Where we are in this season’s stock market games is unclear. There have been some big wins - Nvidia at $3.3 trillion! But recently, there have been some disheartening losses too - with investors in Nvidia losing almost a trillion dollars in three weeks.

The selloff was blamed on the Bank of Japan’s intention to raise its lending rates. In today’s news, we see it trying to correct its ‘error.’ Bloomberg: "BOJ Sends Dovish Signal After Rate Hike Sparked Market Meltdown." "Bank of Japan Deputy Governor Shinichi Uchida sent a strong dovish signal in the wake of historic financial market volatility in Japan by pledging to refrain from hiking interest rates when the markets are unstable."

Prices are just information. They tell us how much one thing is ‘worth’ compared to all the other things one might buy. Markets are always ‘unstable’ because price information changes all the time. So, there’s no particular reason for the BOJ to favor high prices over low ones... or stability over instability. What gives?

As near as we can figure, the Primary Trend is a confluence of emotion and brainpower... policies and happenstance. If it were all a matter of policy choices, you’d think that the geniuses at central banks would have figured out how to control it by now.
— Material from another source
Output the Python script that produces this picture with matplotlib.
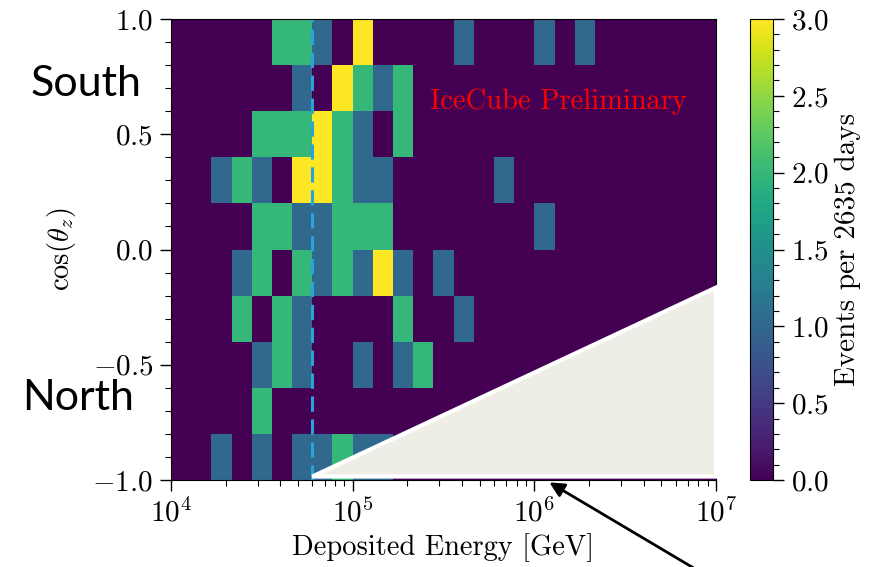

But they err and stray like lost sheep. Some things just have to be experienced. You can arrange a date. You can study the dating profile... is that a recent photo, you wonder? What does she mean by “flexible,” you ask yourself? You can decide what restaurant to go to and which shirt to wear. But you can’t decide to fall in love. That will have to happen - or not - on its own. Likewise, the correct price of credit - the prevailing interest rate - can only be discovered, by willing buyers and sellers, canoodling together. Otherwise, it is unknown.

Wrong Answers Only: What should the interest rate be today? At any given moment, there is only one right answer. But the Fed’s FOMC doesn’t know what it is. And there are an infinite number of wrong answers. So, Central Banks are almost always wrong; every policy choice is an error.

The error choice is binary. One, a rate too low, encourages excess borrowing and speculating... two, a rate too high, stifles borrowing and spending. Either way, the amateurs are going to be drawn - towards FOMO... or towards FOMO NO MO’. The trend toward greed or fear - a natural part of the human condition - is thereby exaggerated. In other words, booms and busts are normal. But the feds - claiming to moderate the business cycle by countercyclical fiscal and monetary policy choices - actually make them worse.

While the Fed’s choice of policy errors is binary, it is not random. If it were - if the Fed set its key rate too high half the time, and too low the other half - the errors would even themselves out. There may be more volatility in the credit and equity markets, but rates and prices would ultimately average out to where they ought to be.

Alas, the Fed (along with other central banks) has a strong bias towards FOMO... and against FOMO NO MO’. Owned by big banks, it is a creature of Wall Street as well as Washington. It is not ‘independent.’ Its analysts, PhDs and economists are not dispassionate. They are all members of the elites for whom the system was created and to whom it grants its favors. They stand and cheer for FOMO. And when FOMO NO MO’ comes, they cut rates to stop it. That’s why we have $35 trillion of national debt... and Nvidia priced as though it were worth more than the entire annual output of the UK.

The ‘errors’ are harmful to most people. But they benefit some. Since 1990, the bottom 50% of the population has gained about $46,000 each in household wealth. The top 1%, however, has gained $30 million - each. Or 680 times as much. So, if the Fed has its way, we will have plenty of FOMO... and NO MO’ stinkin’ FOMO NO MO’. Is that clear?"